私は、現実世界に対する視線の鋭さが大事だと思っています。現実に存在するさまざまな問題や、今まであまり光を当てられてこなかった人々の存在を描こうとする志に、「ぐいぐい観てしまう」「ハラハラさせられる」などのシンプルな面白さが組み合わさっているものが好きですね。

──ぬまがささんは、濱口竜介監督の昔からのファンとお聞きしました。鑑賞スタイルとして、監督で作品を選ぶところもありますか?

そうですね。出演者などで作品を選ぶ方も多いと思いますが、私は監督をもっとも重視しています。先述した「世界への視線」も含め、映画の根幹を形作るのはやはり監督ですからね。「ドライブ・マイ・カー」も「偶然と想像」も、濱口監督の新作と聞けば観に行かないわけにはいかないなと。濱口監督の作品に初めて触れたのは、2015年の「ハッピーアワー」です。映画ファンの間で話題になっているから観に行ったら、本当に面白くて。5時間の映画で、出演者は演技未経験の方々。淡々と日常的な会話を積み重ねていく静かな作品だけど、すごく不穏だしスリリングで感銘を受けました。「こういう映画ってありなんだ」を初めて知った映画だと思います。

濱口監督は「ドライブ・マイ・カー」に至るまで一貫していますが、役者という存在を深く信頼している監督さんだと感じます。だからこそ、なんでもないように見える会話の積み重ねにもかかわらず、突如として真実がむき出しになるような、ぞくっと震えるような瞬間を描くことができる。一見穏やかな世界の裏に隠れた“もうひとつの世界”を突き付けて、私たち観客が日常を見る視点を変えてしまう。すごい才能の持ち主だなと思います。

「ドライブ・マイ・カー」

「ドライブ・マイ・カー」

「ドライブ・マイ・カー」はそういった濱口監督らしさと、新しいことにトライした部分を同時に感じて、“らしいのに異色作”という印象を受けました。自分の作家性を客観的に理解して今までのファンの期待にも応えつつ、それでいて安易な自己模倣には陥っていない。それができるのは、まさに巨匠の証だなと感じます。
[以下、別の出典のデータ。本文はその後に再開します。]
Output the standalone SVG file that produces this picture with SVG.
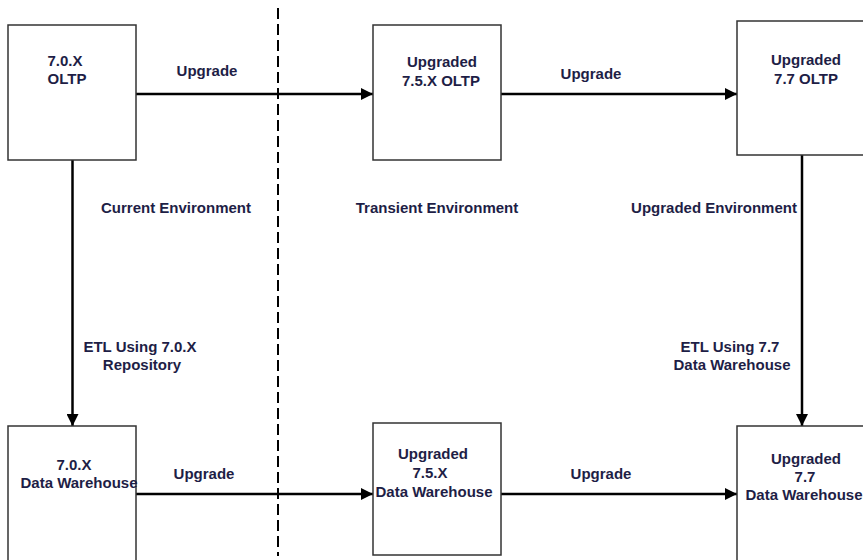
<svg xmlns="http://www.w3.org/2000/svg" width="863" height="560" viewBox="0 0 863 560">
  <style>
    .box { fill: #ffffff; stroke: #333333; stroke-width: 1.5; }
    .lbl { font-family: "Liberation Sans", Arial, sans-serif; font-size: 15px; font-weight: bold; fill: #1e1e46; text-anchor: middle; }
    .conn { stroke: #000000; stroke-width: 2.5; fill: none; }
    .divider { stroke: #000000; stroke-width: 2; stroke-dasharray: 11 5; fill: none; }
  </style>
  <defs>
    <marker id="arrow" markerUnits="userSpaceOnUse" markerWidth="12" markerHeight="12" refX="12" refY="6" orient="auto">
      <path d="M0,0 L12,6 L0,12 Z" fill="#000000"/>
    </marker>
  </defs>
  <rect width="863" height="560" fill="#ffffff"/>

  <!-- environment divider -->
  <line class="divider" x1="278" y1="8" x2="278" y2="556"/>

  <g id="connectors">
    <line class="conn" x1="136" y1="94" x2="373" y2="94" marker-end="url(#arrow)"/>
    <line class="conn" x1="501" y1="94" x2="737" y2="94" marker-end="url(#arrow)"/>
    <line class="conn" x1="72.5" y1="160" x2="72.5" y2="426" marker-end="url(#arrow)"/>
    <line class="conn" x1="802" y1="155" x2="802" y2="426" marker-end="url(#arrow)"/>
    <line class="conn" x1="136" y1="494" x2="373" y2="494" marker-end="url(#arrow)"/>
    <line class="conn" x1="501" y1="494" x2="737" y2="494" marker-end="url(#arrow)"/>
  </g>

  <g id="oltp-70x">
    <rect class="box" x="8" y="25" width="128" height="135"/>
    <text class="lbl" x="65" y="66">7.0.X</text>
    <text class="lbl" x="67" y="84">OLTP</text>
  </g>

  <g id="oltp-75x">
    <rect class="box" x="373" y="25" width="128" height="135"/>
    <text class="lbl" x="442" y="67">Upgraded</text>
    <text class="lbl" x="441" y="86">7.5.X OLTP</text>
  </g>

  <g id="oltp-77">
    <rect class="box" x="737" y="21" width="140" height="134"/>
    <text class="lbl" x="806" y="65">Upgraded</text>
    <text class="lbl" x="806" y="84">7.7 OLTP</text>
  </g>

  <g id="dw-70x">
    <rect class="box" x="8" y="426" width="128" height="150"/>
    <text class="lbl" x="74" y="470">7.0.X</text>
    <text class="lbl" x="79" y="488">Data Warehouse</text>
  </g>

  <g id="dw-75x">
    <rect class="box" x="373" y="423" width="128" height="132"/>
    <text class="lbl" x="433" y="459">Upgraded</text>
    <text class="lbl" x="430" y="478">7.5.X</text>
    <text class="lbl" x="434" y="497">Data Warehouse</text>
  </g>

  <g id="dw-77">
    <rect class="box" x="737" y="426" width="140" height="150"/>
    <text class="lbl" x="806" y="464">Upgraded</text>
    <text class="lbl" x="805" y="482">7.7</text>
    <text class="lbl" x="804" y="500">Data Warehouse</text>
  </g>

  <g id="labels">
    <text class="lbl" x="207" y="76">Upgrade</text>
    <text class="lbl" x="591" y="79">Upgrade</text>
    <text class="lbl" x="204" y="479">Upgrade</text>
    <text class="lbl" x="601" y="479">Upgrade</text>
    <text class="lbl" x="176" y="213">Current Environment</text>
    <text class="lbl" x="437" y="213">Transient Environment</text>
    <text class="lbl" x="714" y="213">Upgraded Environment</text>
    <text class="lbl" x="140" y="352">ETL Using 7.0.X</text>
    <text class="lbl" x="142" y="370">Repository</text>
    <text class="lbl" x="730" y="352">ETL Using 7.7</text>
    <text class="lbl" x="732" y="370">Data Warehouse</text>
  </g>
</svg>
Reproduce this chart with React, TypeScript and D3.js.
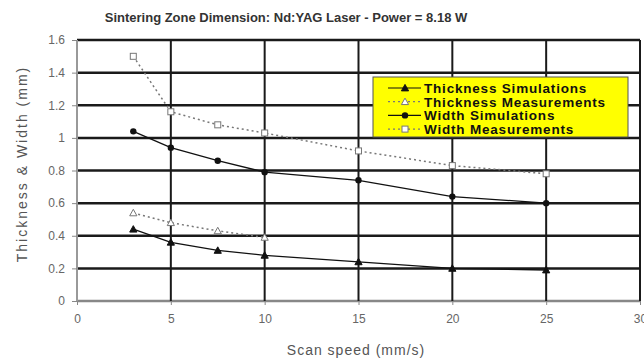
import { useRef, useEffect } from "react";
import * as d3 from "d3";

const speeds = [3, 5, 7.5, 10, 15, 20, 25];
const thicknessSim = [0.44, 0.36, 0.31, 0.28, 0.24, 0.2, 0.19];
const thicknessMeasSpeeds = [3, 5, 7.5, 10];
const thicknessMeas = [0.54, 0.48, 0.43, 0.39];
const widthSim = [1.04, 0.94, 0.86, 0.79, 0.74, 0.64, 0.6];
const widthMeas = [1.5, 1.16, 1.08, 1.03, 0.92, 0.83, 0.78];

const xTicks = [0, 5, 10, 15, 20, 25, 30];
const yTicks = [0, 0.2, 0.4, 0.6, 0.8, 1, 1.2, 1.4, 1.6];

interface Pt {
  x: number;
  y: number;
}

const toPts = (xs: number[], ys: number[]): Pt[] => xs.map((x, i) => ({ x, y: ys[i] }));

const series = [
  { name: "Thickness Simulations", data: toPts(speeds, thicknessSim), dash: null, marker: "triFilled", color: "#111" },
  { name: "Thickness Measurements", data: toPts(thicknessMeasSpeeds, thicknessMeas), dash: "2,3", marker: "triOpen", color: "#777" },
  { name: "Width Simulations", data: toPts(speeds, widthSim), dash: null, marker: "circle", color: "#111" },
  { name: "Width Measurements", data: toPts(speeds, widthMeas), dash: "2,3", marker: "square", color: "#777" },
];

const FONT = "Liberation Sans, Arial, sans-serif";

export default function App() {
  const svgRef = useRef<SVGSVGElement>(null);
  const width = 644;
  const height = 360;
  const margin = { top: 40, right: 4, bottom: 59, left: 77 };
  const innerW = width - margin.left - margin.right;
  const innerH = height - margin.top - margin.bottom;

  useEffect(() => {
    if (!svgRef.current) return;
    const svg = d3.select(svgRef.current);
    svg.selectAll("*").remove();

    const g = svg.append("g").attr("transform", `translate(${margin.left},${margin.top})`);

    const x = d3.scaleLinear().domain([0, 30]).range([0, innerW]);
    const y = d3.scaleLinear().domain([0, 1.6]).range([innerH, 0]);

    // Grid
    g.selectAll(".hgrid")
      .data(yTicks)
      .join("line")
      .attr("x1", 0)
      .attr("x2", innerW)
      .attr("y1", d => y(d))
      .attr("y2", d => y(d))
      .attr("stroke", (d, i) => (i === 0 ? "#888" : "#1a1a1a"))
      .attr("stroke-width", 2.5);

    g.selectAll(".vgrid")
      .data(xTicks)
      .join("line")
      .attr("x1", d => x(d))
      .attr("x2", d => x(d))
      .attr("y1", 0)
      .attr("y2", innerH)
      .attr("stroke", (d, i) => (i === 0 ? "#999" : "#1a1a1a"))
      .attr("stroke-width", 2);

    // Axes tick labels
    const xAxis = g.append("g")
      .attr("transform", `translate(0,${innerH})`)
      .call(d3.axisBottom(x).tickValues(xTicks).tickSize(4).tickFormat(d => `${d}`));
    xAxis.select(".domain").remove();
    xAxis.selectAll(".tick line").attr("stroke", "#888");
    xAxis.selectAll(".tick text")
      .attr("fill", "#666")
      .attr("font-size", "12px")
      .attr("font-family", FONT)
      .attr("y", 10)
      .attr("dy", "1em");

    const yAxis = g.append("g")
      .call(d3.axisLeft(y).tickValues(yTicks).tickSize(5).tickFormat(d => `${+d}`));
    yAxis.select(".domain").remove();
    yAxis.selectAll(".tick line").attr("stroke", "#888");
    yAxis.selectAll(".tick text")
      .attr("fill", "#666")
      .attr("font-size", "12px")
      .attr("font-family", FONT)
      .attr("x", -12);

    const line = d3.line<Pt>().x(d => x(d.x)).y(d => y(d.y));

    const drawMarker = (sel: any, kind: string, cx: number, cy: number, color: string) => {
      if (kind === "circle") {
        sel.append("circle").attr("cx", cx).attr("cy", cy).attr("r", 3.2).attr("fill", "#111");
      } else if (kind === "square") {
        sel.append("rect").attr("x", cx - 3).attr("y", cy - 3).attr("width", 6).attr("height", 6)
          .attr("fill", "#fff").attr("stroke", color).attr("stroke-width", 1);
      } else {
        const s = 3.6;
        const tri = `M${cx},${cy - s} L${cx + s},${cy + s * 0.8} L${cx - s},${cy + s * 0.8} Z`;
        sel.append("path").attr("d", tri)
          .attr("fill", kind === "triFilled" ? "#111" : "#fff")
          .attr("stroke", color).attr("stroke-width", 1);
      }
    };

    series.forEach(s => {
      g.append("path")
        .datum(s.data)
        .attr("fill", "none")
        .attr("stroke", s.color)
        .attr("stroke-width", s.dash ? 1.5 : 1.3)
        .attr("stroke-dasharray", s.dash)
        .attr("d", line);
      const mg = g.append("g");
      s.data.forEach(d => drawMarker(mg, s.marker, x(d.x), y(d.y), s.color));
    });

    // Legend
    const lx = 373 - margin.left;
    const ly = 77 - margin.top;
    const lg = g.append("g").attr("transform", `translate(${lx},${ly})`);
    lg.append("rect").attr("width", 255).attr("height", 60)
      .attr("fill", "#ffff00").attr("stroke", "#555").attr("stroke-width", 1);
    series.forEach((s, i) => {
      const yy = 11 + i * 13.7;
      lg.append("line").attr("x1", 15).attr("x2", 48).attr("y1", yy).attr("y2", yy)
        .attr("stroke", s.color).attr("stroke-width", 1.2).attr("stroke-dasharray", s.dash);
      drawMarker(lg, s.marker, 32, yy, s.color);
      lg.append("text").attr("x", 51).attr("y", yy + 5)
        .attr("font-size", "13.5px")
        .attr("font-weight", "bold")
        .attr("letter-spacing", "0.8px")
        .attr("font-family", FONT)
        .attr("fill", "#111")
        .text(s.name);
    });

    // Title and labels
    svg.append("text")
      .attr("x", 286).attr("y", 22)
      .attr("text-anchor", "middle")
      .attr("font-size", "13px")
      .attr("font-weight", "bold")
      .attr("font-family", FONT)
      .attr("fill", "#333")
      .text("Sintering Zone Dimension: Nd:YAG Laser - Power = 8.18 W");

    svg.append("text")
      .attr("x", 356).attr("y", 355)
      .attr("text-anchor", "middle")
      .attr("font-size", "14px")
      .attr("letter-spacing", "1px")
      .attr("font-family", FONT)
      .attr("fill", "#555")
      .text("Scan speed (mm/s)");

    svg.append("text")
      .attr("transform", "rotate(-90)")
      .attr("x", -164).attr("y", 27)
      .attr("text-anchor", "middle")
      .attr("font-size", "14px")
      .attr("letter-spacing", "2px")
      .attr("font-family", FONT)
      .attr("fill", "#555")
      .text("Thickness & Width (mm)");
  }, []);

  return (
    <svg
      ref={svgRef}
      width={width}
      height={height}
      style={{ position: "absolute", left: 0, top: 0, background: "#fff" }}
    />
  );
}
──これまで追いかけてきたファンとしては、感慨深いものもあったのですね。

本作の前に脚本を手がけられた「スパイの妻<劇場版>」があって、その時点で「すっかり巨匠になってしまった……」という寂しさもありつつ(笑)、公開規模であったり西島秀俊さんを主演に起用したりこれまで以上に大きなところに向かっている感じはあったので、「どんなのが来るんだろう」と楽しみに観に行きましたね。
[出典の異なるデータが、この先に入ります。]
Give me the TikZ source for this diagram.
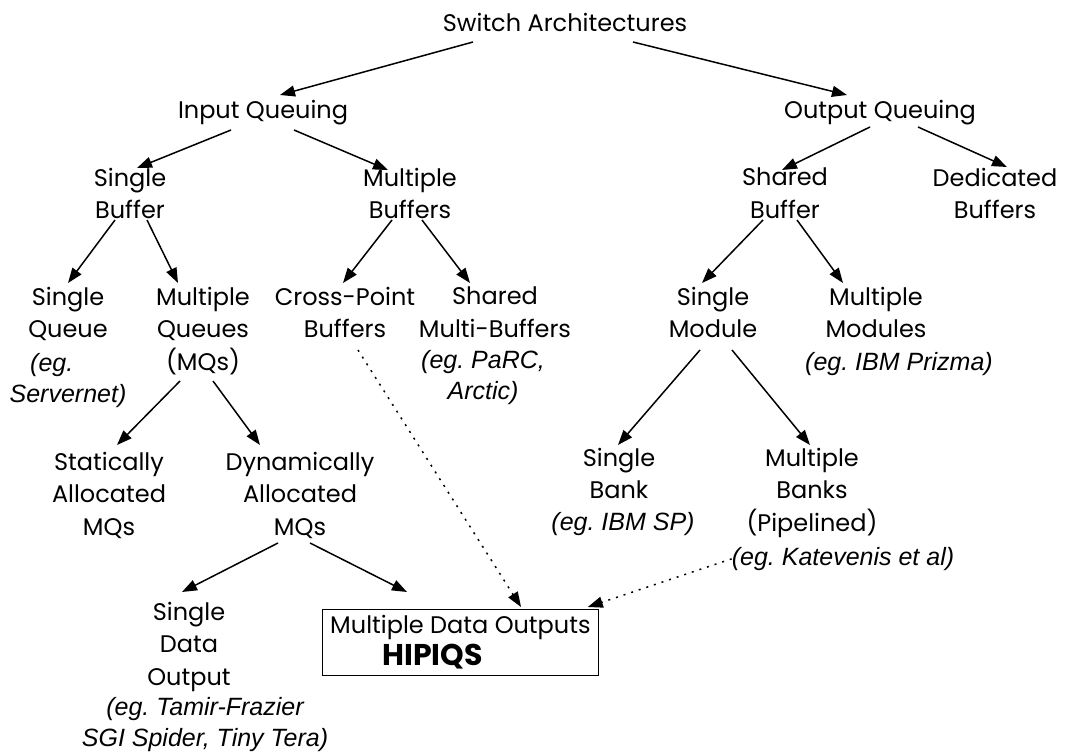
\documentclass[tikz,border=0pt]{standalone}
\usepackage{fontspec}
\usepackage{tikz}
\usetikzlibrary{arrows.meta}

\newfontfamily{\gothic}{Poppins}
\newfontfamily{\egfont}{Liberation Sans}

\begin{document}
\begin{tikzpicture}[x=1pt, y=-1pt, >={Triangle[length=15pt,width=11pt]}]
        \useasboundingbox (0,0) rectangle (1068,754);
        \begin{scope}[every node/.style={anchor=north, align=center, inner sep=0pt,
                      font={\fontsize{24}{32.5}\gothic}}]
            \node (sa)  at (565, 13) {Switch Architectures} ;
            \node (iq)  at (263,100) {Input Queuing} ;
            \node (oq)  at (880,100) {Output Queuing} ;
            \node (sb)  at (130,168) {Single\\Buffer} ;
            \node (mb)  at (410,168) {Multiple\\Buffers} ;
            \node (shb) at (785,168) {Shared\\Buffer} ;
            \node (db)  at (995,168) {Dedicated\\Buffers} ;
            \node (sq)  at (68,287)  {Single\\Queue} ;
            \node (mq)  at (203,287) {Multiple\\Queues\\(MQs)} ;
            \node (cp)  at (345,287) {Cross-Point\\Buffers} ;
            \node (smb) at (495,287) {Shared\\Multi-Buffers} ;
            \node (sm)  at (713,287) {Single\\Module} ;
            \node (mm)  at (876,287) {Multiple\\Modules} ;
            \node (sam) at (109,452) {Statically\\Allocated\\MQs} ;
            \node (dam) at (300,452) {Dynamically\\Allocated\\MQs} ;
            \node (sbk) at (619,448) {Single\\Bank} ;
            \node (mbk) at (812,448) {Multiple\\Banks\\(Pipelined)} ;
            \node (sdo) at (189,602) {Single\\Data\\Output} ;
            \node (mdo) [anchor=north west, draw, thick, align=left, inner sep=0pt,
                         minimum width=276pt, minimum height=66pt]
                at (322,609) {Multiple Data Outputs\\\hspace*{52pt}{\fontsize{30}{32.5}\bfseries HIPIQS}} ;
        \end{scope}
        % examples
        \begin{scope}[every node/.style={anchor=north, align=center, inner sep=0pt,
                      font={\fontsize{25}{31}\egfont\itshape\frenchspacing}}]
            \node (sqeg)  at (68,353)  {(eg.\hspace*{1.3em}\\Servernet)} ;
            \node (smbeg) at (483,350) {(eg. PaRC,\\Arctic)} ;
            \node (mmeg)  at (899,352) {(eg. IBM Prizma)} ;
            \node (sbkeg) at (623,512) {(eg. IBM SP)} ;
            \node (mbkeg) at (843,547) {(eg. Katevenis et al)} ;
            \node (sdoeg) at (205,697) {(eg. Tamir-Frazier\\SGI Spider, Tiny Tera)} ;
        \end{scope}

        \begin{scope}[every edge/.style={draw=black, line width=1.5pt}]
            \path [->] ([shift={(-92,29)}]sa.north) edge ([shift={(17,-5)}]iq.north);
            \path [->] ([shift={(68,29)}]sa.north) edge ([shift={(-33,-5)}]oq.north);
            \path [->] ([shift={(-32,30)}]iq.north) edge ([shift={(7,0)}]sb.north);
            \path [->] ([shift={(31,30)}]iq.north) edge ([shift={(-22,2)}]mb.north);
            \path [->] ([shift={(-10,27)}]oq.north) edge ([shift={(-3,2)}]shb.north);
            \path [->] ([shift={(38,27)}]oq.north) edge ([shift={(12,-1)}]db.north);
            \path [->] ([shift={(-15,52)}]sb.north) edge ([shift={(0,-4)}]sq.north);
            \path [->] ([shift={(17,52)}]sb.north) edge ([shift={(-25,-4)}]mq.north);
            \path [->] ([shift={(-18,52)}]mb.north) edge ([shift={(-2,-4)}]cp.north);
            \path [->] ([shift={(12,52)}]mb.north) edge ([shift={(-25,-4)}]smb.north);
            \path [->] ([shift={(-22,52)}]shb.north) edge ([shift={(-11,-4)}]sm.north);
            \path [->] ([shift={(12,52)}]shb.north) edge ([shift={(-33,-4)}]mm.north);
            \path [->] ([shift={(-23,94)}]mq.north) edge ([shift={(8,-7)}]sam.north);
            \path [->] ([shift={(10,94)}]mq.north) edge ([shift={(-40,-7)}]dam.north);
            \path [->] ([shift={(-13,63)}]sm.north) edge ([shift={(-1,-3)}]sbk.north);
            \path [->] ([shift={(19,63)}]sm.north) edge ([shift={(-2,-3)}]mbk.north);
            \path [->] ([shift={(-22,91)}]dam.north) edge ([shift={(-7,-10)}]sdo.north);
            \path [->] ([shift={(10,91)}]dam.north) edge ([shift={(85,-17)}]mdo.north west);
        \end{scope}
        \begin{scope}[every edge/.style={draw=black, line width=1.5pt, dash pattern=on 2pt off 6pt}]
            \path [->] ([shift={(13,63)}]cp.north) edge ([shift={(199,-2)}]mdo.north west);
            \path [->] (mbkeg.west) edge ([shift={(-11,-2)}]mdo.north east);
        \end{scope}
    \end{tikzpicture}
\end{document}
「ドライブ・マイ・カー」はアート性とエンタメ性のバランスが非常に面白かったです。「ハッピーアワー」には、普通あまり映画には入れないであろう、長尺のワークショップのシーンなどをじっくり描くという実験的な精神が流れていました。本作にもそうしたアート映画的な試みは組み込まれていますが、同時に強いサスペンスで引っ張るエンタメ精神もさらに研ぎ澄まされている。終盤は、もはや少年マンガ的と言っていいような「熱さ」も個人的に感じました。濱口作品の二面的な側面を「どっちも突き詰める」という姿勢は、これまでにないなと感じます。